Le Groupe Jean Coutu manoeuvre en coulisse pour que le gouvernement lui confie la responsabilité du projet pilote des nouvelles supercliniques promises par les libéraux lors de la dernière campagne électorale, a appris La Presse.

La chaîne de détaillants en pharmacie a embauché une lobbyiste pour l'aider à investir ce nouveau champ d'activités commerciales.

« On explore toutes les avenues », a confirmé Hélène Bisson, vice-présidente aux communications du Groupe Jean Coutu, lorsqu'interrogée sur le rôle que l'entreprise pourrait jouer dans l'implantation de ce nouveau type d'établissements, dont la forme n'a pas encore été fixée par le gouvernement.

Lors de la dernière campagne électorale, Philippe Couilllard et son équipe avaient promis la création dans tout le Québec d'une cinquantaine de supercliniques aux heures d'ouverture très étendues. Ces établissements regrouperaient des médecins omnipraticiens, des spécialistes, des infirmières et d'autres professionnels de la santé sous un même toit.

Privés ou publics?

Le projet est toujours dans les cartons du ministre Gaétan Barrette, qui n'a pas encore précisé s'il s'agirait d'établissements privés ou publics.

« Il reste à choisir le cadre de gestion, mais ce qui est important, c'est que peu importe la forme, le patient pourra payer avec sa carte d'assurance maladie », confirme Joanne Beauvais, attachée de presse du ministre.

Le Groupe Jean Coutu ne veut pas regarder le train passer sans agir. L'entreprise, qui exploite plus de 400 établissements franchisés en pharmacie et qui fabrique aussi des médicaments génériques, a demandé à sa lobbyiste Ginette Pellerin d'intervenir auprès du ministère de la Santé et des Services sociaux (MSSS) et du ministère de l'Économie, de l'Innovation et des Exportations.

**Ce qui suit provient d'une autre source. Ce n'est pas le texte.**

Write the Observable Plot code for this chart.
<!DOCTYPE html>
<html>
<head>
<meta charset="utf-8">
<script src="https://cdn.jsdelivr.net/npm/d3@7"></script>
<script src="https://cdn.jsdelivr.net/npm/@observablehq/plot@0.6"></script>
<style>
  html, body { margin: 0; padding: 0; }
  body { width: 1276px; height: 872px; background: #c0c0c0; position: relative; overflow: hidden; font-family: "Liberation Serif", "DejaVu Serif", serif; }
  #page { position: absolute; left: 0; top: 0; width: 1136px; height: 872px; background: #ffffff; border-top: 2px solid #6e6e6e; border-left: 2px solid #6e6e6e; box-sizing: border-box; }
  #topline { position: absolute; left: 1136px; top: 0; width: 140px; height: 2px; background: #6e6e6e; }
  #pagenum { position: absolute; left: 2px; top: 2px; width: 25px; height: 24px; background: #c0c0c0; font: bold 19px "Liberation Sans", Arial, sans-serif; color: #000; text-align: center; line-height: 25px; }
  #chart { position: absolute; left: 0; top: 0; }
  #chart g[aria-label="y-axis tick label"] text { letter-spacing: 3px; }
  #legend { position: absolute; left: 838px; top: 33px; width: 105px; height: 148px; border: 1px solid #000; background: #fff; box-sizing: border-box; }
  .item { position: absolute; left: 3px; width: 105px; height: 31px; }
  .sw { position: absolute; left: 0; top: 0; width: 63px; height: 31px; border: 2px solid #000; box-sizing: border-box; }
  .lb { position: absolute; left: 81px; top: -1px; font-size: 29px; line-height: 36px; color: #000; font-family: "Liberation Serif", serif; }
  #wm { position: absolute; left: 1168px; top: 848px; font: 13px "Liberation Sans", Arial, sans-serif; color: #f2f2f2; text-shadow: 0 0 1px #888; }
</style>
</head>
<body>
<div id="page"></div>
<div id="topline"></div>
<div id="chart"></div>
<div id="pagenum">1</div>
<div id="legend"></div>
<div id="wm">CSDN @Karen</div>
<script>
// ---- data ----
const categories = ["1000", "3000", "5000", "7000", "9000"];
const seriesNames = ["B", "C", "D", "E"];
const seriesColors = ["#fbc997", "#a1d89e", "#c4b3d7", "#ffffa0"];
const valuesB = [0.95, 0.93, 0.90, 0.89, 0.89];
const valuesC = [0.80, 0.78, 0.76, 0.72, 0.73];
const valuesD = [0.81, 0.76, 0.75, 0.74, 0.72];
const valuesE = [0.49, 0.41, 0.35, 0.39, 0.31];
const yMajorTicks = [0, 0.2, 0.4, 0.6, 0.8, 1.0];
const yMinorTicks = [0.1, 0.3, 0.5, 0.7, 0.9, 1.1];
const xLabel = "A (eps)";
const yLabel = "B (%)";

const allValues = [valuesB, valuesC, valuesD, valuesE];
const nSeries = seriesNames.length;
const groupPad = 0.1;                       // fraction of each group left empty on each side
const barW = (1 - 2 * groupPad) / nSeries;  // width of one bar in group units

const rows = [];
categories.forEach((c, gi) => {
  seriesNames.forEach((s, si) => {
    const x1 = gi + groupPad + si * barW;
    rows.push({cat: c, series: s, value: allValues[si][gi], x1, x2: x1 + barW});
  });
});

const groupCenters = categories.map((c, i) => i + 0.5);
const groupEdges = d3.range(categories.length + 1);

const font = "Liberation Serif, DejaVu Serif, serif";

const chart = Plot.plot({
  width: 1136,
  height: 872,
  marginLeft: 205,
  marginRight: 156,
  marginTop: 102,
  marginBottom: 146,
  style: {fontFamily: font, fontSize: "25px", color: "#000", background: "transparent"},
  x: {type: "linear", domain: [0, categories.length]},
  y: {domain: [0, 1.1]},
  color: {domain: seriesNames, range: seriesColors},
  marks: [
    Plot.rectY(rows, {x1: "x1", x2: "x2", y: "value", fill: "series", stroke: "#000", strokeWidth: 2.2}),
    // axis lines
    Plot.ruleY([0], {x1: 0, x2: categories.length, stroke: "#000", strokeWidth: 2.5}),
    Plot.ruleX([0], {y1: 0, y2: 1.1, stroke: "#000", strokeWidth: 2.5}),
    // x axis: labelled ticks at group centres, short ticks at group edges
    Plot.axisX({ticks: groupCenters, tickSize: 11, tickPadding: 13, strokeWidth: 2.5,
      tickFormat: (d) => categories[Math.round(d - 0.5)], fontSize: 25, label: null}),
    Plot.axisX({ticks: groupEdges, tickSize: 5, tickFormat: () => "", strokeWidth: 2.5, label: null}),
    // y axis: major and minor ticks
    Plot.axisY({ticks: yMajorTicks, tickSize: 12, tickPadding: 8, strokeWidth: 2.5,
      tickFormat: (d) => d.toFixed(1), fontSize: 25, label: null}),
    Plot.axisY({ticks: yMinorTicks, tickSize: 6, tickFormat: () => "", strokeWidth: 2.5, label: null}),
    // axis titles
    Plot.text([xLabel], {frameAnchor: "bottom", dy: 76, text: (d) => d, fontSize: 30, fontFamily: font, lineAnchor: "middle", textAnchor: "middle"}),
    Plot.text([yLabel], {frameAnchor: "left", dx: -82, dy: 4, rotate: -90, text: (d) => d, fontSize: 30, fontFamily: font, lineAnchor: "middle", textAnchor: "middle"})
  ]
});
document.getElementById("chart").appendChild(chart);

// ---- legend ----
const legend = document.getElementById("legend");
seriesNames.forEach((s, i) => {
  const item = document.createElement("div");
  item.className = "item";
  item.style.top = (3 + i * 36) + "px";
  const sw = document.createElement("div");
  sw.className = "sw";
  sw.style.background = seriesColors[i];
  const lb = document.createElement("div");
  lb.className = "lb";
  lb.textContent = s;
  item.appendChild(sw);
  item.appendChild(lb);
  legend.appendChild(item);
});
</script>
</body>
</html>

Elle doit obtenir les informations nécessaires et préparer un « dossier pertinent afin de collaborer avec le MSSS à la mise sur pied de plusieurs supercliniques, dans plusieurs régions du Québec ».

« Particulièrement, le client veut obtenir le mandat du projet pilote de la première superclinique », précise la fiche de Mme Pellerin au registre des lobbyistes.

Si jamais le Groupe Jean Coutu se voit confier un rôle dans l'implantation des supercliniques, il faudra qu'il le fasse dans le respect des règles qui régissent les relations entre pharmaciens et médecins, prévient Manon Lambert, directrice générale de l'Ordre des pharmaciens du Québec.

« On peut avoir des pratiques commerciales, oui, mais elles sont limitées par la déontologie des professionnels dans le secteur de la santé », souligne-t-elle.

« Par le passé, il y a eu des pharmaciens qui, peut-être en faisant jouer leur chaîne ou leur enseigne, ont offert des avantages à des médecins pour les attirer chez eux. Dans ce contexte, le pharmacien contrevient à son code, qui prévoit qu'il ne peut pas verser d'avantages à quelqu'un, encore moins à un médecin, car on peut penser qu'il y aura retour d'ascenseur et que le médecin va se rendre coupable de dirigisme, soit de priver le patient du libre choix de son pharmacien », dit-elle.

« Si une chaîne ou une enseigne prend le leadership, elle ne peut pas non plus imposer une surcharge de loyer au pharmacien d'un établissement pour compenser un loyer plus bas offert au médecin pour l'attirer », ajoute Mme Lambert.

Réflexion au collège des médecins

Joint par La Presse, le Collège des médecins a quant à lui précisé qu'il réserverait ses commentaires sur les intentions du Groupe Jean Coutu, car il compte entreprendre une vaste réflexion cet automne sur la question de la propriété des cliniques par des personnes qui ne sont pas médecins.

Dès 2004, La Presse et Le Soleil avaient révélé des cas de grandes chaînes de pharmacies qui offraient des avantages pécuniaires à des médecins dans l'espoir de bénéficier ensuite de leurs ordonnances. La loi a été modifiée en 2007 pour interdire ces pratiques, alors que Philippe Couillard était ministre de la Santé. Gaétan Barrette, à cette époque président de la Fédération des médecins spécialistes, s'était opposé bec et ongles à ce changement. Le futur ministre prétendait alors que les services à la population pourraient être touchés si le gouvernement empêchait les pharmaciens d'offrir des rabais sur les loyers aux médecins.